The most prolific poachers are hardy mountain residents like the Hurley brothers. Billy Joe lives a primitive existence in a tarp-covered shack near Bryson City on the park's edge, according to Pond.
"Billy Joe is the best I've seen at his craft," Pond said.
In federal court, Jeffrey Hurley testified that his family had a long history of digging ginseng.
"Bless your heart, Mr. Hurley. I sure wish you hadn't done this," federal Magistrate Judge Dennis L. Howell told him. "I just can't have folks going out there and making money out of it and removing ginseng, because there's not going to be any more."
Billy Joe Hurley, caught with 554 roots, was sentenced in April 2011 to 75 days in jail and was ordered to pay $5,540 in restitution — $10 a root. Jeffrey Hurley was sentenced to 14 days in jail and $2,510 in restitution.
Park officials say the most successful poachers camp in the park for days, surviving on fish, berries or packaged food. Others are dropped off at dawn by a confederate, then picked up at sunset with ginseng in tow. They carry sharpened sticks to dig roots — never a telltale shovel.
In September 2011, Pond and Ranger Pete Walker, both in plainclothes, set up surveillance at a spot Walker knew had been used by poachers to meet their rides.
Sure enough, two men wearing camouflage pants with bulging cargo pockets stumbled out of the woods, dirty and sweaty. The men begged for a ride down the mountain. The rangers identified themselves and got permission to search the pair.
They found more than 280 ginseng roots in the men's pockets. One root was marked with dye. The men were found guilty of ginseng poaching and sentenced to jail.
Arrests and jail are not always deterrents. "The hard-core poachers will go to jail, then be right back at it the next day because the money's so good," said Corbin, the plant protection specialist.
For instance, in October 2011, just months after the previous conviction, Billy Joe Hurley was charged with poaching 183 ginseng roots and sentenced to 120 days in jail.

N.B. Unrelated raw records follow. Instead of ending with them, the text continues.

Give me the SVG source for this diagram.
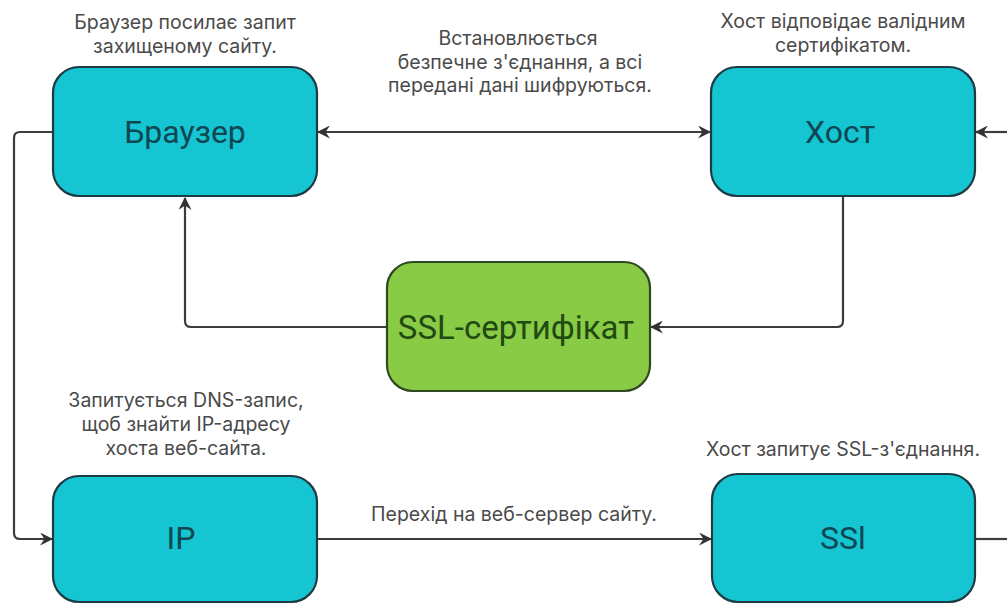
<svg xmlns="http://www.w3.org/2000/svg" width="1007" height="604" viewBox="0 0 1007 604">
<style>
.box{fill:#15c5d1;stroke:#1d3b44;stroke-width:2.2}
.green{fill:#8acb45;stroke:#2f4a22;stroke-width:2.2}
.lbl{font-family:Roboto,"Liberation Sans",sans-serif;font-size:32px;fill:#0e4752;text-anchor:middle}
.glbl{font-family:Roboto,"Liberation Sans",sans-serif;font-size:33px;fill:#1f4a12;text-anchor:middle}
.note{font-family:Inter,Roboto,"Liberation Sans",sans-serif;font-size:19.5px;fill:#4a4a4a;text-anchor:middle}
.conn{fill:none;stroke:#3c3c3c;stroke-width:2.2}
</style>
<defs>
<marker id="ah" viewBox="0 0 12 12" refX="11" refY="6" markerWidth="13" markerHeight="13" markerUnits="userSpaceOnUse" orient="auto-start-reverse">
<path d="M0,0 L12,6 L0,12 L4,6 Z" fill="#333"/>
</marker>
</defs>
<g id="connectors">
<path class="conn" d="M318,132 L710,132" marker-start="url(#ah)" marker-end="url(#ah)"/>
<path class="conn" d="M1007,132 L976,132" marker-end="url(#ah)"/>
<path class="conn" d="M843,197 L843,321 Q843,327 837,327 L651,327" marker-end="url(#ah)"/>
<path class="conn" d="M386,327 L191,327 Q185,327 185,321 L185,198" marker-end="url(#ah)"/>
<path class="conn" d="M53,132 L20,132 Q14,132 14,138 L14,533 Q14,539 20,539 L52,539" marker-end="url(#ah)"/>
<path class="conn" d="M317,539 L711,539" marker-end="url(#ah)"/>
<path class="conn" d="M976,539 L1007,539"/>
</g>
<g id="browser">
<rect class="box" x="53" y="67" width="264" height="129" rx="26"/>
<text class="lbl" x="185" y="143">Браузер</text>
</g>
<g id="host">
<rect class="box" x="711" y="67" width="264" height="129" rx="26"/>
<text class="lbl" x="840" y="143">Хост</text>
</g>
<g id="ssl-cert">
<rect class="green" x="387" y="262" width="263" height="129" rx="26"/>
<text class="glbl" x="516" y="339">SSL-сертифікат</text>
</g>
<g id="ip">
<rect class="box" x="53" y="476" width="264" height="126" rx="26"/>
<text class="lbl" x="181" y="549">IP</text>
</g>
<g id="ssl">
<rect class="box" x="712" y="474" width="263" height="128" rx="26"/>
<text class="lbl" x="843" y="549">SSl</text>
</g>
<g id="notes">
<text class="note" x="185" y="29">Браузер посилає запит</text>
<text class="note" x="185" y="53">захищеному сайту.</text>
<text class="note" x="518" y="45">Встановлюється</text>
<text class="note" x="520" y="69">безпечне з'єднання, а всі</text>
<text class="note" x="520" y="92">передані дані шифруються.</text>
<text class="note" x="843" y="28">Хост відповідає валідним</text>
<text class="note" x="843" y="52">сертифікатом.</text>
<text class="note" x="186" y="407">Запитується DNS-запис,</text>
<text class="note" x="186" y="431">щоб знайти IP-адресу</text>
<text class="note" x="186" y="455">хоста веб-сайта.</text>
<text class="note" x="514" y="521">Перехід на веб-сервер сайту.</text>
<text class="note" x="843" y="456">Хост запитує SSL-з'єднання.</text>
</g>
</svg>
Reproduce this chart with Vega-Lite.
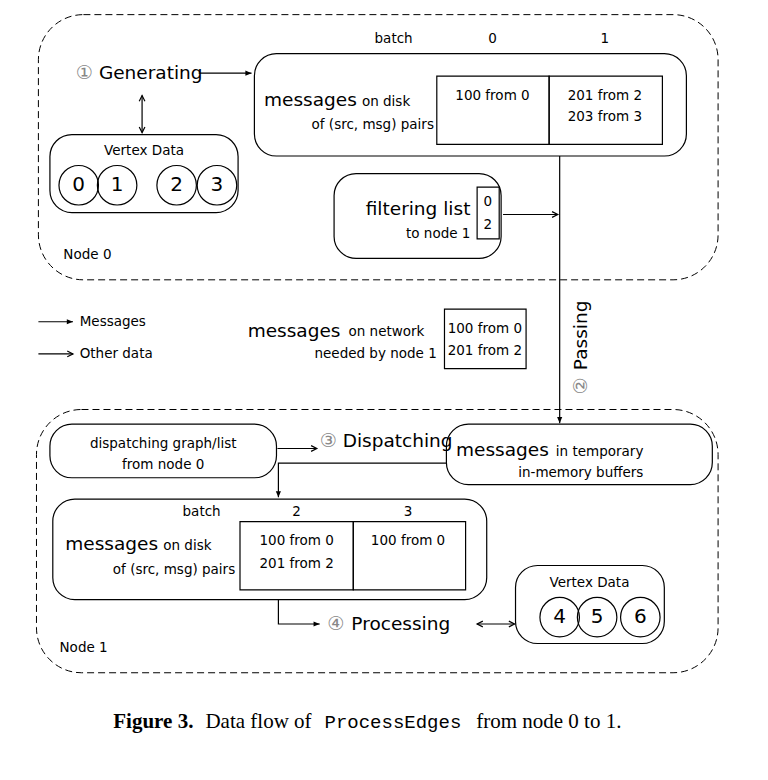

So acute have the "dramatic declines" in wild ginseng become that the Forest Service earlier this year reduced legal harvest permits in the Nantahala and Pisgah national forests by 75% and cut the digging season in half. Each of the 136 permit-holders may harvest up to 3 wet pounds of ginseng in designated park areas during the first two weeks of September.
In the Smoky Mountains park, it took Corbin 15 minutes of climbing a densely wooded mountainside to locate a cove of wild ginseng growing near Mingus Mill. He leaned down to caress the leaves of several mature plants.
"Oh, beautiful!" he said as he spotted one plant. "That's a Jim dandy!"
But as hard as he searched, he could not find a gorgeous, four-pronged specimen he had recently discovered. He wanted to show it to Ranger Pond.
Corbin stomped through the brush, past tree saplings trampled by rampaging elk and boars, and finally found the cove where he'd seen the ginseng. But the plant wasn't there.
He had the look of a man who had just been told a friend had died.
"It's gone," he said. "Somebody got it."